When Amy was in her teens, the family was struck by further tragedy: her father and older brother both died of brain tumours within a few months of each other. Daisy, convinced that their Santa Clara home was under a curse, moved Amy and her younger brother to Switzerland, where Amy completed high school. By this time, however, the relationship between mother and daughter was strained and volatile. When the family returned to the United States, Amy rejected her mother's plans for her to study medicine at a Baptist college. Instead she followed her boyfriend, Louis DeMattei, to San Jose State University, where she gained a BA and MA in English literature and linguistics.
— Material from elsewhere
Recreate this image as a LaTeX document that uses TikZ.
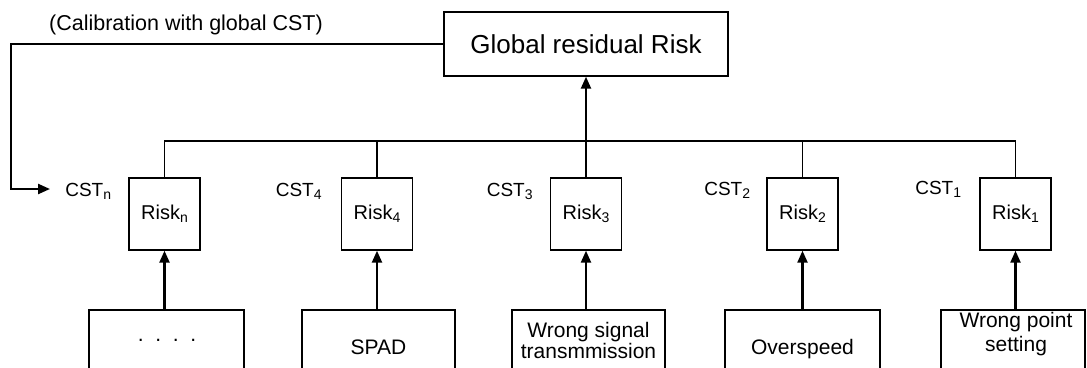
\documentclass[tikz,border=0pt]{standalone}
\usepackage{fontspec}
\setmainfont{Liberation Sans}
\usetikzlibrary{arrows.meta,calc}
\newcommand\sbs[1]{\raisebox{-3pt}{\fontsize{14}{14}\selectfont #1}}
\begin{document}
\begin{tikzpicture}[x=1pt,y=-1pt,
  thinln/.style={line width=1.4pt},
  thickln/.style={line width=2.3pt},
  arr/.style={thickln,-{Triangle[length=12pt,width=10pt]}},
  riskbox/.style={draw,thinln,minimum width=71pt,minimum height=72pt,inner sep=0pt,font=\fontsize{20}{20}\selectfont},
  srcbox/.style={draw,thinln,minimum height=80pt,inner sep=0pt},
  srctxt/.style={inner sep=0pt,align=center,font=\fontsize{21}{21}\selectfont},
  cstlbl/.style={inner sep=0pt,anchor=base east,font=\fontsize{19}{19}\selectfont},
]
\useasboundingbox (0,0) rectangle (1087,367);
\fill[white] (0,0) rectangle (1087,367);
\clip (0,0) rectangle (1087,367);

% global box and calibration label
\node[draw,thinln,minimum width=284pt,minimum height=64pt,inner sep=0pt,font=\fontsize{26}{26}\selectfont] (glob) at (586,44) {Global residual Risk};
\node[inner sep=0pt,font=\fontsize{21.5}{21.5}\selectfont] (cal) at (186,25) {(Calibration with global CST)};

% risk boxes
\node[riskbox] (rn) at (164.5,214) {Risk\sbs{n}};
\node[riskbox] (r4) at (377,214) {Risk\sbs{4}};
\node[riskbox] (r3) at (586,214) {Risk\sbs{3}};
\node[riskbox] (r2) at (802.5,214) {Risk\sbs{2}};
\node[riskbox] (r1) at (1015.5,214) {Risk\sbs{1}};

% CST labels
\node[cstlbl] (cn) at ($(rn.north west)+(-17,19)$) {CST\sbs{n}};
\node[cstlbl] (c4) at ($(r4.north west)+(-19,19)$) {CST\sbs{4}};
\node[cstlbl] (c3) at ($(r3.north west)+(-17,19)$) {CST\sbs{3}};
\node[cstlbl] (c2) at ($(r2.north west)+(-16,18)$) {CST\sbs{2}};
\node[cstlbl] (c1) at ($(r1.north west)+(-18,17)$) {CST\sbs{1}};

% source boxes (cut by the lower edge)
\node[srcbox,minimum width=155pt] (sn) at (166.5,350) {};
\node[srcbox,minimum width=153pt] (s4) at (378.5,350) {};
\node[srcbox,minimum width=153pt] (s3) at (588.5,350) {};
\node[srcbox,minimum width=155pt] (s2) at (802.5,350) {};
\node[srcbox,minimum width=144pt] (s1) at (1013,350) {};

\node[srctxt,anchor=base] (tn) at (167,341) {.\ \ .\ \ .\ \ .};
\node[srctxt,anchor=base] (t4) at (378.5,354) {SPAD};
\node[srctxt] (t3) at (588.5,340) {Wrong signal\\transmmission};
\node[srctxt,anchor=base] (t2) at (802.5,354) {Overspeed};
\node[srctxt,font=\fontsize{21}{23.5}\selectfont] (t1) at (1016,334) {Wrong point\\setting};

% arrows from sources to risks
\draw[arr] (rn.south |- sn.north) -- (rn.south);
\draw[arr] (r4.south |- s4.north) -- (r4.south);
\draw[arr] (r3.south |- s3.north) -- (r3.south);
\draw[arr] (r2.south |- s2.north) -- (r2.south);
\draw[arr] (r1.south |- s1.north) -- (r1.south);

% bus
\coordinate (busy) at (0,141);
\draw[thinln] (rn.north) -- (rn.north |- busy) -- (r1.north |- busy) -- (r1.north);
\draw[thinln] (r4.north) -- (r4.north |- busy);
\draw[thinln] (r2.north) -- (r2.north |- busy);
\draw[arr] (r3.north) -- (glob.south);

% feedback
\coordinate (fbc) at (11,189);
\coordinate (fbe) at (50,189);
\draw[arr] (glob.west) -- (glob.west -| fbc) -- (fbc) -- (fbe);
\end{tikzpicture}
\end{document}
In 1974 Tan married Louis, who was by now an attorney, and they eventually settled in San Francisco. She began a PhD in linguistics, but in 1976 abandoned her studies, partly because she was traumatised by the murder of her best friend. She spent a period of time working as a speech therapist for children with learning disabilities -- an area that her best friend had been passionate about. Tan then moved into commercial writing, but, feeling that something was missing in her life, began to write fiction, and had several short stories published in magazines. During this period, Tan and her mother visited China, and met the other daughters that Daisy had left behind many years earlier. Though the relationship between Tan and her mother was always difficult, this visit to China gave her a deepened insight into her mother's early life and further inspiration for her writing. The stories she had been compiling became her first novel, The Joy Luck Clubpublished in 1989 to immediate critical acclaim and popularity: it spent 18 months on the New York Times bestseller list.


The Joy Luck Club tells the story of four mother-daughter pairs, in a carefully structured narrative. With the exception of one mother, Suyuan Woo, who is deceased, each of the eight characters narrates two stories (Suyuan Woo's stories are narrated by her daughter, Jing-mei Woo, who also tells two of her own). The sixteen stories are divided into four sections, and the multiple perspectives create a richness and diversity that prevent any one viewpoint dominating, as both generations struggle to understand each other, and past and present try to co-exist. The multi-layered narrative structure helps to convey the complexity of the relationships -- familial, social and cultural -- for, in each of the four pairs, the mother is a Chinese immigrant who is raising her family in the United States. The generational conflicts that exist almost universally are thus made all the more complex by the addition of cultural conflict and misunderstanding: these mothers, often tormented by their own traumatic early lives in China, have chosen to raise their daughters in a society that would allow them more freedom and opportunity, yet simultaneously they find themselves confused and shocked by their daughters' Westernised values and personalities, particularly the wish to assert themselves. Waverley Jong experiences continuous power struggles with her mother, who is determined to instil Chinese obedience in her American daughter:

"Why don't you tell [your mother] to stop torturing you," said Marlene. "Tell her to stop ruining your life. Tell her to shut up."
"That's hilarious [. . .] I don't know if it's explicitly stated in the law, but you can't ever tell a Chinese mother to shut up. You could be charged as an accessory to your own murder."

The Joy Luck Club is acclaimed for its enchanting and poignant storytelling, through which Tan presents complex issues in an accessible style. She offers acute, perceptive and brutally honest insights into the mother-daughter relationship, particularly when it is cross-cultural, and she depicts its intensity in both positive and negative ways.